I am attempting to plot a bootstrapped linear model and I would like to include the models upper and lower confidence intervals and am not sure I am calculating the bootstrapped upper and lower bounds correctly. Below is an example using the cars dataset in r in conjunction with the boot library.
library(boot)
plot(speed~dist,cars,pch=21,bg="grey")
## standard linear model
mod<-lm(speed~dist,cars)
new.dat=seq(0,120,10)
mod.fit<-predict(mod,newdata=data.frame(dist=new.dat),interval="confidence")

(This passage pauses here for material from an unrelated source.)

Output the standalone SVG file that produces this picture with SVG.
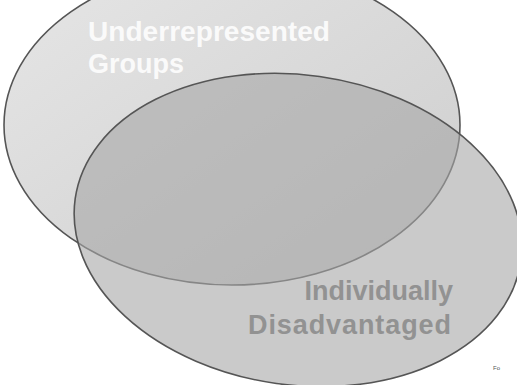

lines(new.dat,mod.fit[,1]);#line fit
lines(new.dat,mod.fit[,2],lty=2);#lower confidence interval
lines(new.dat,mod.fit[,3],lty=2);#upper confidence interval
##Bootstrapped Confidence Intervals
lm.boot=function(formula, data, indices) {
d <- data[indices,] # allows boot to select sample
fit <- lm(formula, data=d)
return(coef(fit))
}
results <- boot(data=cars, statistic=lm.boot,
R=100, formula=speed~dist)
N.mod<-nrow(cars)
x.val<-new.dat
y.boot.fit<-(mean(results$t[,2])*x.val)+mean(results$t[,1])
y.boot.fit.uCI<-y.boot.fit+qt(0.975,N.mod-2)*sd(results$t[,2])
y.boot.fit.lCI<-y.boot.fit-qt(0.975,N.mod-2)*sd(results$t[,2])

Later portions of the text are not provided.